Politicians have always needed, to some degree, to guard their tongues and keep themselves in check. The trouble now is that the modern media hugely magnifies the smallest error. Fifty years ago, a politician's main contact with the electors was through public meetings attended by, at most, a few hundred people. Indiscretions, if they ever got wider currency, could easily be denied. Now, they reach every corner of the nation almost before they are out of the politician's mouth. A career can be ruined by a single sentence, uttered at dawn in a hot television studio while under the influence of a hangover. Most politicians must feel as though they are living in a large and peculiarly touchy family, where just one ill-advised remark can send the crockery flying and cause lifelong rifts.

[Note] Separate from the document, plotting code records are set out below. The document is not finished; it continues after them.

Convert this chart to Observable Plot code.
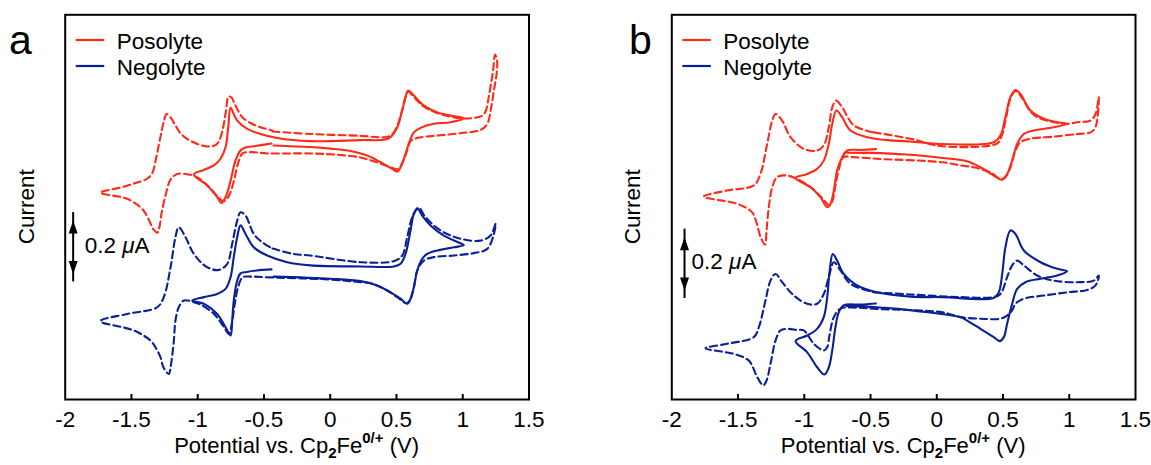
<!DOCTYPE html>
<html>
<head>
<meta charset="utf-8">
<script src="https://cdn.jsdelivr.net/npm/d3@7"></script>
<script src="https://cdn.jsdelivr.net/npm/@observablehq/plot@0.6"></script>
<style>
  body { margin: 0; background: #fff; }
  #charts { display: flex; width: 1151px; height: 465px; overflow: hidden; }
  #charts svg { flex: none; }
</style>
</head>
<body>
<div id="charts"></div>
<script>
// Cyclic voltammograms, potential E in V vs Cp2Fe0/+, current I in nA
// (each trace carries its own vertical offset so the curves stack).

const xTicks = [-2, -1.5, -1, -0.5, 0, 0.5, 1, 1.5];
const seriesNames = ["Posolyte", "Negolyte"];
const seriesColors = ["#ff2a17", "#0b1f96"];
const scaleBarMicroamps = 0.2;

// ---- panel a ----
const aPosSolidE = [-0.443,-0.564,-0.639,-0.677,-0.715,-0.752,-0.790,-0.823,-0.853,-0.928,-1.029,-0.954,-0.878,-0.828,-0.790,-0.770,-0.752,-0.730,-0.702,-0.626,-0.526,-0.400,-0.149,0.229,0.417,0.455,0.506,0.543,0.568,0.589,0.631,0.706,0.808,0.908,1.008,0.908,0.782,0.682,0.631,0.601,0.568,0.531,0.506,0.468,0.380,0.279,0.153,0.002,-0.149,-0.428];
const aPosSolidI = [960,951,945,934,896,821,759,737,759,803,844,861,878,903,946,1021,1095,1073,1046,1015,996,981,969,973,975,984,1021,1084,1134,1159,1140,1103,1077,1065,1055,1040,1034,1019,1002,971,921,871,855,865,890,915,932,941,947,953];

const aPosDashE = [-0.435,-0.149,0.229,0.417,0.463,0.504,0.542,0.568,0.587,0.629,0.704,0.810,0.908,1.006,1.082,1.142,1.172,1.191,1.210,1.229,1.244,1.259,1.255,1.235,1.215,1.185,1.134,0.983,0.808,0.657,0.606,0.581,0.546,0.508,0.432,0.327,0.229,0.078,-0.149,-0.473,-0.602,-0.662,-0.696,-0.730,-0.768,-0.805,-0.843,-0.918,-1.002,-1.069,-1.155,-1.205,-1.243,-1.273,-1.288,-1.303,-1.334,-1.356,-1.394,-1.432,-1.532,-1.734,-1.583,-1.469,-1.379,-1.341,-1.318,-1.296,-1.273,-1.254,-1.235,-1.205,-1.168,-1.130,-1.077,-1.032,-0.979,-0.926,-0.881,-0.851,-0.828,-0.805,-0.786,-0.768,-0.745,-0.722,-0.692,-0.662,-0.602,-0.526,-0.435];
const aPosDashI = [1005,996,989,984,992,1024,1084,1133,1155,1136,1099,1074,1061,1054,1056,1063,1080,1121,1174,1234,1294,1271,1219,1159,1096,1034,1011,999,990,981,969,934,889,864,876,894,908,917,923,923,928,923,885,814,761,743,758,799,833,844,846,825,765,698,649,626,638,660,698,721,753,776,795,812,829,851,896,949,1005,1046,1071,1058,1028,998,977,965,954,949,951,960,983,1028,1084,1136,1133,1110,1080,1058,1037,1021,1009];

const aNegSolidE = [-0.443,-0.556,-0.632,-0.677,-0.702,-0.728,-0.740,-0.752,-0.790,-0.853,-0.954,-1.042,-0.954,-0.853,-0.790,-0.752,-0.728,-0.702,-0.677,-0.639,-0.577,-0.475,-0.325,-0.149,0.229,0.480,0.531,0.568,0.606,0.631,0.661,0.694,0.757,0.857,0.983,1.008,0.933,0.808,0.732,0.694,0.657,0.631,0.606,0.581,0.531,0.455,0.355,0.229,0.002,-0.428];
const aNegSolidI = [488,484,478,473,446,371,296,240,271,321,359,371,384,396,415,459,534,609,653,621,571,540,515,503,499,499,509,546,634,696,715,690,653,615,586,579,571,559,546,528,484,421,378,359,378,402,428,444,453,461];

const aNegDashE = [-0.435,-0.275,-0.149,0.229,0.480,0.543,0.581,0.619,0.666,0.719,0.832,0.983,1.134,1.210,1.248,1.235,1.185,1.084,0.933,0.782,0.706,0.657,0.631,0.601,0.576,0.506,0.430,0.304,0.229,0.002,-0.451,-0.602,-0.662,-0.696,-0.722,-0.741,-0.765,-0.805,-0.881,-0.979,-1.029,-1.105,-1.143,-1.168,-1.180,-1.205,-1.218,-1.258,-1.281,-1.318,-1.356,-1.482,-1.734,-1.532,-1.306,-1.256,-1.205,-1.168,-1.143,-1.092,-1.029,-0.928,-0.841,-0.777,-0.740,-0.702,-0.677,-0.639,-0.577,-0.511,-0.435];
const aNegDashI = [566,546,540,515,519,540,609,684,720,684,634,603,596,615,659,621,565,549,540,534,521,484,421,371,361,384,409,436,440,450,458,461,458,420,353,289,246,274,323,356,365,371,346,296,221,121,96,120,159,195,221,259,294,321,346,384,496,609,646,609,546,496,486,509,584,671,702,690,621,589,566];

// ---- panel b ----
const bPosSolidE = [-0.459,-0.576,-0.676,-0.714,-0.752,-0.777,-0.802,-0.827,-0.878,-0.953,-1.066,-0.978,-0.903,-0.853,-0.815,-0.789,-0.757,-0.714,-0.651,-0.525,-0.325,-0.198,0.043,0.430,0.481,0.518,0.556,0.594,0.632,0.707,0.808,0.909,0.984,0.883,0.732,0.657,0.607,0.569,0.531,0.494,0.430,0.330,0.229,0.043,-0.231,-0.508,-0.682];
const bPosSolidI = [939,936,934,909,859,784,734,721,759,796,831,846,865,896,959,1034,1084,1059,1009,984,971,968,958,965,990,1059,1134,1161,1146,1084,1053,1040,1034,1021,1009,996,959,896,846,824,840,871,894,906,919,925,926];

const bPosDashE = [-0.475,-0.198,0.043,0.458,0.488,0.522,0.556,0.594,0.632,0.707,0.758,0.858,0.984,1.060,1.160,1.198,1.223,1.198,1.160,1.060,0.883,0.707,0.632,0.594,0.556,0.518,0.481,0.405,0.279,0.179,0.043,-0.455,-0.629,-0.704,-0.738,-0.765,-0.787,-0.810,-0.863,-0.938,-1.029,-1.129,-1.205,-1.242,-1.268,-1.285,-1.296,-1.331,-1.361,-1.393,-1.506,-1.758,-1.582,-1.381,-1.331,-1.280,-1.242,-1.217,-1.167,-1.104,-1.004,-0.903,-0.853,-0.815,-0.789,-0.759,-0.714,-0.626,-0.475];
const bPosDashI = [1002,978,950,961,986,1054,1129,1157,1140,1080,1059,1043,1034,1040,1046,1071,1134,1021,1002,996,986,978,965,934,871,834,828,852,871,878,890,903,909,909,866,803,746,728,754,791,821,840,834,796,721,634,581,611,664,702,734,761,784,803,846,959,1046,1071,1046,984,940,934,953,1021,1096,1121,1096,1028,1002];

const bNegSolidE = [-0.459,-0.576,-0.704,-0.740,-0.765,-0.789,-0.815,-0.848,-0.903,-0.978,-1.066,-0.978,-0.903,-0.853,-0.827,-0.808,-0.785,-0.752,-0.702,-0.601,-0.450,-0.198,0.043,0.430,0.468,0.494,0.518,0.556,0.594,0.657,0.783,0.909,0.984,0.909,0.783,0.669,0.607,0.569,0.531,0.506,0.475,0.430,0.330,0.229,0.179,-0.066,-0.289,-0.455,-0.682];
const bNegSolidI = [360,356,353,327,271,184,121,94,121,177,219,240,265,309,384,484,546,521,471,428,402,386,384,381,402,471,571,634,621,559,515,490,481,465,453,440,415,359,284,234,219,234,265,296,309,327,340,346,351];

const bNegDashE = [-0.475,-0.198,0.179,0.430,0.481,0.531,0.569,0.607,0.657,0.758,0.883,1.060,1.185,1.223,1.198,1.135,0.984,0.808,0.657,0.594,0.569,0.531,0.481,0.330,0.179,0.043,-0.455,-0.651,-0.727,-0.777,-0.810,-0.827,-0.853,-0.928,-1.004,-1.054,-1.129,-1.180,-1.217,-1.255,-1.285,-1.310,-1.355,-1.419,-1.532,-1.746,-1.582,-1.381,-1.343,-1.293,-1.255,-1.217,-1.167,-1.079,-0.978,-0.903,-0.853,-0.815,-0.777,-0.727,-0.651,-0.475];
const bNegDashI = [402,394,384,384,396,459,503,521,503,465,446,440,446,465,428,411,402,390,378,359,334,315,303,303,309,327,340,345,341,309,240,196,184,209,259,261,265,259,221,134,71,53,84,146,171,192,209,234,271,371,446,471,440,390,359,359,396,459,515,484,434,402];

// Scale bar: potential where it sits and the current at its foot (nA)
const scaleBarE = [-1.94, -1.904];
const scaleBarFoot = [471, 409];

const rows = (E, I) => E.map((e, i) => ({E: e, I: I[i]}));

const panels = [
  {
    letter: "a", width: 576, marginLeft: 64.7, marginRight: 47.5, letterX: 9, labelDx: 12,
    traces: [
      {E: aPosDashE, I: aPosDashI, s: 0, dashed: true},
      {E: aPosSolidE, I: aPosSolidI, s: 0, dashed: false},
      {E: aNegDashE, I: aNegDashI, s: 1, dashed: true},
      {E: aNegSolidE, I: aNegSolidI, s: 1, dashed: false}
    ],
    bar: 0
  },
  {
    letter: "b", width: 575, marginLeft: 95.3, marginRight: 16, letterX: 53, labelDx: 7.5,
    traces: [
      {E: bPosDashE, I: bPosDashI, s: 0, dashed: true},
      {E: bPosSolidE, I: bPosSolidI, s: 0, dashed: false},
      {E: bNegDashE, I: bNegDashI, s: 1, dashed: true},
      {E: bNegSolidE, I: bNegSolidI, s: 1, dashed: false}
    ],
    bar: 1
  }
];

// narrow filled arrowheads for the scale bar (tip at the anchor point)
const headUp = {draw(c) { c.moveTo(0, 0); c.lineTo(4.5, 13); c.lineTo(-4.5, 13); c.closePath(); }};
const headDown = {draw(c) { c.moveTo(0, 0); c.lineTo(4.5, -13); c.lineTo(-4.5, -13); c.closePath(); }};

const font = "'Liberation Sans', Arial, Helvetica, sans-serif";
const height = 465, marginTop = 14.3, marginBottom = 66;
const frameH = height - marginTop - marginBottom;

for (const p of panels) {
  const bar = [{E: scaleBarE[p.bar], lo: scaleBarFoot[p.bar], hi: scaleBarFoot[p.bar] + scaleBarMicroamps * 1000}];
  const chart = Plot.plot({
    width: p.width, height,
    marginLeft: p.marginLeft, marginRight: p.marginRight, marginTop, marginBottom,
    style: {fontFamily: font, fontSize: "22px", color: "black", background: "white"},
    x: {domain: [-2, 1.5]},
    y: {domain: [0, 1443], axis: null},
    marks: [
      ...p.traces.map(t => Plot.line(rows(t.E, t.I), {
        x: "E", y: "I",
        stroke: seriesColors[t.s], strokeWidth: 2.1,
        strokeDasharray: t.dashed ? "7,4" : null,
        curve: "catmull-rom"
      })),
      Plot.ruleX(bar, {x: "E", y1: "lo", y2: "hi", stroke: "black", strokeWidth: 2, insetTop: 8, insetBottom: 8}),
      Plot.dot(bar, {x: "E", y: "hi", symbol: headUp, fill: "black", stroke: "none"}),
      Plot.dot(bar, {x: "E", y: "lo", symbol: headDown, fill: "black", stroke: "none"}),
      Plot.tickX(xTicks.slice(1, -1), {x: d => d, stroke: "black", strokeWidth: 2, insetTop: frameH - 5}),
      Plot.axisX(xTicks, {tickSize: 0, tickPadding: 12, fontSize: 22.5, tickFormat: d => String(d), label: null}),
      Plot.frame({stroke: "black", strokeWidth: 2})
    ]
  });

  const svg = d3.select(chart);
  const xs = chart.scale("x"), ys = chart.scale("y");
  const frameL = p.marginLeft, frameR = p.width - p.marginRight;
  const cx = (frameL + frameR) / 2, cy = marginTop + frameH / 2;

  // panel letter
  svg.append("text").attr("x", p.letterX).attr("y", 53.5).attr("text-anchor", "start")
    .attr("font-size", 41).attr("fill", "black").text(p.letter);

  // legend
  seriesNames.forEach((name, i) => {
    const y = 40 + i * 26;
    svg.append("line").attr("x1", frameL + 11).attr("x2", frameL + 39.5)
      .attr("y1", y).attr("y2", y).attr("stroke", seriesColors[i]).attr("stroke-width", 2.2);
    svg.append("text").attr("x", frameL + 52).attr("y", y + 8.5).attr("text-anchor", "start")
      .attr("font-size", 22.5).attr("fill", "black").text(name);
  });

  // y-axis title
  svg.append("text")
    .attr("transform", `translate(${frameL - 31},${cy}) rotate(-90)`)
    .attr("text-anchor", "middle").attr("font-size", 22.5).attr("fill", "black")
    .text("Current");

  // scale bar label
  const b = bar[0];
  const lab = svg.append("text")
    .attr("x", xs.apply(b.E) + p.labelDx)
    .attr("y", ys.apply((b.lo + b.hi) / 2) + 6)
    .attr("text-anchor", "start")
    .attr("font-size", 22.5).attr("fill", "black");
  lab.append("tspan").text(`${scaleBarMicroamps} `);
  lab.append("tspan").attr("font-style", "italic").text("μ");
  lab.append("tspan").text("A");

  // x-axis title with sub/superscripts
  const t = svg.append("text").attr("x", cx).attr("y", 453)
    .attr("text-anchor", "middle").attr("font-size", 22).attr("fill", "black");
  t.append("tspan").text("Potential vs. Cp");
  t.append("tspan").attr("dy", 5).attr("font-size", 15).attr("font-weight", "bold").text("2");
  t.append("tspan").attr("dy", -5).text("Fe");
  t.append("tspan").attr("dy", -10).attr("font-size", 15).attr("font-weight", "bold").text("0/+");
  t.append("tspan").attr("dy", 10).text(" (V)");

  document.getElementById("charts").appendChild(chart);
}
</script>
</body>
</html>
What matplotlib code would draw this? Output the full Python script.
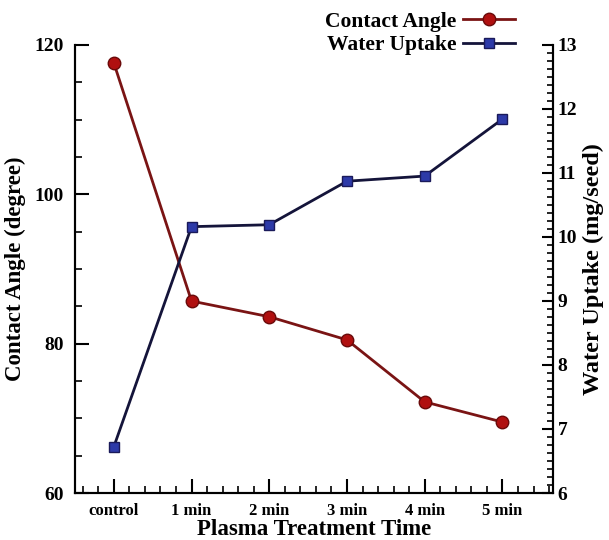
import matplotlib.pyplot as plt
from matplotlib.ticker import MultipleLocator

plt.rcParams['font.family'] = 'Liberation Serif'
plt.rcParams['font.weight'] = 'bold'

# data
categories = ['control', '1 min', '2 min', '3 min', '4 min', '5 min']
contact_angle = [117.6, 85.7, 83.6, 80.5, 72.2, 69.5]
water_uptake = [6.72, 10.16, 10.19, 10.87, 10.95, 11.84]

x = list(range(len(categories)))

fig = plt.figure(figsize=(6.09, 5.4), dpi=100)
ax = fig.add_axes([0.123, 0.087, 0.785, 0.83])
ax2 = ax.twinx()

l1, = ax.plot(x, contact_angle, color='#7a1414', lw=2, marker='o', markersize=9,
              markerfacecolor='#b01010', markeredgecolor='#6a0a0a', label='Contact Angle')
l2, = ax2.plot(x, water_uptake, color='#14143a', lw=2, marker='s', markersize=7,
               markerfacecolor='#2d3aa8', markeredgecolor='#1a1a5a', label='Water Uptake')

ax.set_xlim(-0.5, 5.65)
ax.set_ylim(60, 120)
ax2.set_ylim(6, 13)

ax.set_xticks(x)
ax.set_xticklabels(categories)
ax.xaxis.set_minor_locator(MultipleLocator(0.2))
ax.yaxis.set_major_locator(MultipleLocator(20))
ax.yaxis.set_minor_locator(MultipleLocator(5))
ax2.yaxis.set_major_locator(MultipleLocator(1))
ax2.yaxis.set_minor_locator(MultipleLocator(0.125))

for a in (ax, ax2):
    a.spines['top'].set_visible(False)
    for s in a.spines.values():
        s.set_linewidth(1.5)
ax.tick_params(axis='both', which='major', direction='in', length=10, width=1.5, labelsize=12)
ax.tick_params(axis='both', which='minor', direction='in', length=5, width=1.2)
ax.tick_params(axis='y', labelsize=14, pad=8)
ax.tick_params(axis='x', pad=7)
ax2.tick_params(axis='y', which='major', direction='in', length=8, width=1.5, labelsize=14)
ax2.tick_params(axis='y', which='minor', direction='in', length=4, width=1.2)

ax.set_xlabel('Plasma Treatment Time', fontsize=16.5, fontweight='bold', labelpad=0)
ax.set_ylabel('Contact Angle (degree)', fontsize=16.5, fontweight='bold', labelpad=6)
ax2.set_ylabel('Water Uptake (mg/seed)', fontsize=17.5, fontweight='bold', labelpad=4)

fig.legend(handles=[l1, l2], loc='upper right', bbox_to_anchor=(0.87, 1.006),
           markerfirst=False, frameon=False, handlelength=2.4, handletextpad=0.3,
           labelspacing=0.15, borderpad=0.2, prop={'size': 15.5, 'weight': 'bold'})

fig.savefig('out.png', dpi=100)
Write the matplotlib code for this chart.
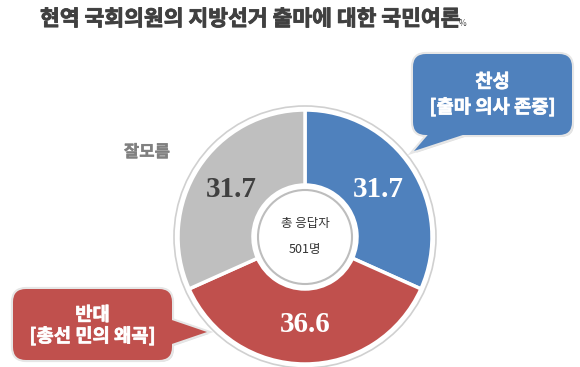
import numpy as np
import matplotlib
matplotlib.use('Agg')
import matplotlib.pyplot as plt
import matplotlib.patheffects as pe
from matplotlib.patches import FancyBboxPatch, Polygon, Circle

plt.rcParams['font.family'] = ['Noto Sans CJK KR', 'DejaVu Sans']

# 데이터
categories = ['찬성', '반대', '잘모름']
values = [31.7, 36.6, 31.7]
colors_ = ['#4F81BD', '#C0504D', '#BFBFBF']
label_colors = ['white', 'white', '#404040']
title = '현역 국회의원의 지방선거 출마에 대한 국민여론'
respondents = 501

W, H = 580, 367
fig = plt.figure(figsize=(W / 100, H / 100), dpi=100)
ax = fig.add_axes([0, 0, 1, 1])

def py(y):
    # pixel y (from top) -> data y
    return H - y

def bold(c, w=0.5):
    # fake bold: the CJK font here has only one weight
    return [pe.withStroke(linewidth=w, foreground=c)]

cx, cy = 305, py(237)
R = 127

# outer ring
ax.add_patch(Circle((cx, cy), R + 4, facecolor='white', edgecolor='#D0D0D0', lw=1.2, zorder=1))

wedges, texts, autotexts = ax.pie(
    values, colors=colors_, startangle=90, counterclock=False,
    radius=R, center=(cx, cy), autopct='%.1f', pctdistance=0.69,
    wedgeprops=dict(width=R - 52, edgecolor='white', linewidth=2.5),
    textprops=dict(family='Liberation Serif', fontweight='bold', fontsize=21))
for w in wedges:
    w.set_zorder(2)
for t, c in zip(autotexts, label_colors):
    t.set_color(c)
    t.set_zorder(3)

# inner circle
ax.add_patch(Circle((cx, cy), 47, facecolor='white', edgecolor='#BDBDBD', lw=1.5, zorder=3))
ax.text(cx, py(223), '총 응답자', ha='center', va='center', fontsize=9, color='#333333', zorder=4)
ax.text(cx, py(250), f'{respondents}명', ha='center', va='center', fontsize=9, color='#333333', zorder=4)

# title
ax.text(40, py(19), title, ha='left', va='center', fontsize=15.5, fontweight='bold',
        color='#404040', path_effects=bold('#404040', 0.6))
ax.text(459, py(24), '%', ha='left', va='center', fontsize=6, color='#404040')

# callouts
def callout(x0, y0, x1, y1, tail, color, lines):
    box = dict(boxstyle='round,pad=0,rounding_size=13')
    # shadow
    ax.add_patch(FancyBboxPatch((x0 + 2, py(y1) - 2), x1 - x0, y1 - y0, facecolor='#000000',
                                alpha=0.12, edgecolor='none', zorder=4, **box))
    tail_pts = [(x, py(y)) for x, y in tail]
    ax.add_patch(Polygon([(x + 2, y - 2) for x, y in tail_pts], facecolor='#000000',
                         alpha=0.12, edgecolor='none', zorder=4))
    # outline
    ax.add_patch(FancyBboxPatch((x0, py(y1)), x1 - x0, y1 - y0, facecolor=color,
                                edgecolor='#E6E6E6', lw=3, zorder=5, **box))
    ax.add_patch(Polygon(tail_pts, facecolor=color, edgecolor='#E6E6E6', lw=3, zorder=5))
    # fill
    ax.add_patch(FancyBboxPatch((x0, py(y1)), x1 - x0, y1 - y0, facecolor=color,
                                edgecolor='none', zorder=6, **box))
    ax.add_patch(Polygon(tail_pts, facecolor=color, edgecolor='none', zorder=6))
    xm = (x0 + x1) / 2
    for (txt, yy) in lines:
        ax.text(xm, py(yy), txt, ha='center', va='center', fontsize=13.5,
                fontweight='bold', color='white', zorder=7, path_effects=bold('white', 0.5))

callout(413, 54, 572, 135, [(432, 130), (478, 130), (414, 151)], colors_[0],
        [(categories[0], 82), ('[출마 의사 존중]', 107)])
callout(13, 289, 172, 360, [(166, 318), (166, 346), (207, 332)], colors_[1],
        [(categories[1], 315), ('[총선 민의 왜곡]', 336)])

ax.text(147, py(152), categories[2], ha='center', va='center', fontsize=12,
        fontweight='bold', color='#808080', path_effects=bold('#808080', 0.3))

ax.set_xlim(0, W)
ax.set_ylim(0, H)
ax.set_aspect('auto')
ax.axis('off')
fig.savefig('out.png', dpi=100)
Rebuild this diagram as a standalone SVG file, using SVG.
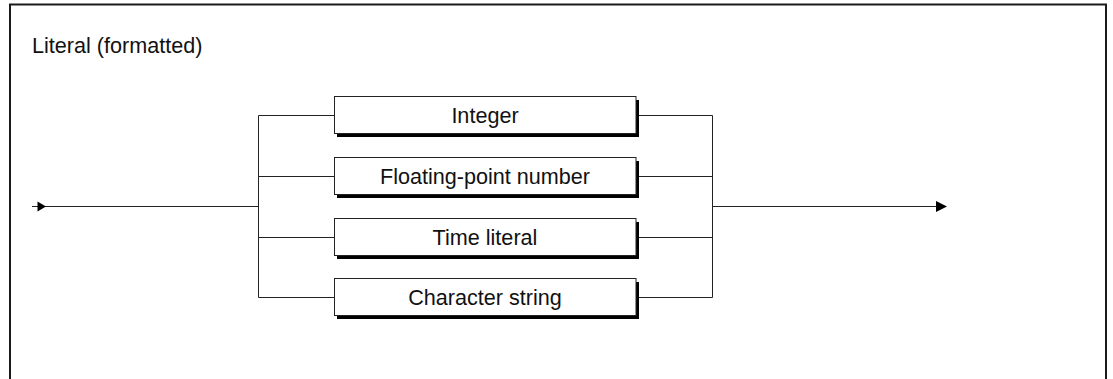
<svg xmlns="http://www.w3.org/2000/svg" width="1113" height="379" viewBox="0 0 1113 379">
  <style>
    .frame { fill: none; stroke: #1a1a1a; stroke-width: 2; }
    .title { font-family: "Liberation Sans", Arial, sans-serif; font-size: 21.6px; fill: #111; }
    .box { fill: #fff; stroke: #222; stroke-width: 1; }
    .shadow { fill: #000; }
    .label { font-family: "Liberation Sans", Arial, sans-serif; font-size: 21.6px; fill: #111; text-anchor: middle; }
    .conn { fill: none; stroke: #222; stroke-width: 1; }
    .head { fill: #000; }
  </style>
  <rect x="0" y="0" width="1113" height="379" fill="#fff"/>
  <path class="frame" d="M10,381 V4.5 H1106 V381"/>
  <text class="title" x="32" y="53">Literal (formatted)</text>

  <g id="connectors">
    <path class="conn" d="M32,206.5 H258.5"/>
    <polygon class="head" points="37.5,201.5 46,206.5 37.5,211.5"/>
    <path class="conn" d="M258.5,115.5 V297.5"/>
    <path class="conn" d="M258.5,115.5 H334"/>
    <path class="conn" d="M258.5,176.5 H334"/>
    <path class="conn" d="M258.5,237.5 H334"/>
    <path class="conn" d="M258.5,297.5 H334"/>
    <path class="conn" d="M639,115.5 H712.5"/>
    <path class="conn" d="M639,176.5 H712.5"/>
    <path class="conn" d="M639,237.5 H712.5"/>
    <path class="conn" d="M639,297.5 H712.5"/>
    <path class="conn" d="M712.5,115.5 V297.5"/>
    <path class="conn" d="M712.5,206.5 H938"/>
    <polygon class="head" points="936,201 947,206.5 936,212"/>
  </g>

  <g id="node-integer">
    <rect class="shadow" x="337" y="100" width="302" height="37"/>
    <rect class="box" x="334.5" y="96.5" width="301.5" height="37"/>
    <text class="label" x="485" y="122.7">Integer</text>
  </g>
  <g id="node-float">
    <rect class="shadow" x="337" y="161" width="302" height="37"/>
    <rect class="box" x="334.5" y="157.5" width="301.5" height="37"/>
    <text class="label" x="485" y="183.7">Floating-point number</text>
  </g>
  <g id="node-time">
    <rect class="shadow" x="337" y="222" width="302" height="37"/>
    <rect class="box" x="334.5" y="218.5" width="301.5" height="37"/>
    <text class="label" x="485" y="244.7">Time literal</text>
  </g>
  <g id="node-char">
    <rect class="shadow" x="337" y="282" width="302" height="37"/>
    <rect class="box" x="334.5" y="278.5" width="301.5" height="37"/>
    <text class="label" x="485" y="304.7">Character string</text>
  </g>
</svg>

The effect is a very curious one. MPs of all shades, frontbench and backbench, fall over each other to get into television and radio studios. Their aim then is to get out again without saying anything of the smallest interest or significance. Their audience is not so much the listening and watching public, as the party leader's office and the party whips' office. They want to be known as people who can be relied upon to put the party line and to sustain five minutes of questioning without causing embarrassment. Those are the rules of the game. But a game is all it is: though played by very clever people, it is ultimately as meaningless as the glass-bead game played in Hermann Hesse's novel.
Is this because politicians suspect, deep down, that government itself is becoming meaningless? If the market is indeed, as many argue, all-powerful and irresistible, politicians are right to distrust passion. Jimmy Porter, in Osborne's Look Back in Anger, first performed 40 years ago, thought there were no great causes left. That is manifestly untrue, as our report on inequality showed last week. When 447 dollar-billionaires own wealth that exceeds the combined annual incomes of half the world's peoples, there should be more than enough injustice to stir a politician's anger and an ample spur to putting the world to rights. But what if the world simply cannot be put to rights? What if international capitalism is so deeply entrenched that no single country can stand out against its worst effects?
That seems to be the conclusion of most conventional politicians, even on the left. All they can do is tinker at the edges, soften the market and offer, as Labour does, better ways of making Britain competitive. Listening to this, young people who have a real passion for changing the world might agree with Ms Short's advice to her hypothetical daughter and decide not to enter politics. If they want to save the planet or improve the lot of the world's poor or persuade humans to treat their fellow creatures more decently, they might join Greenpeace or Save the Children or the animal rights movement. Those groups contain real passion of a sort that it is almost impossible to find in Westminster. Much worse, the young may decide that the only way of advancing change is to join a terrorist movement. That is the real and terrible danger of taking the passion out of democratic politics.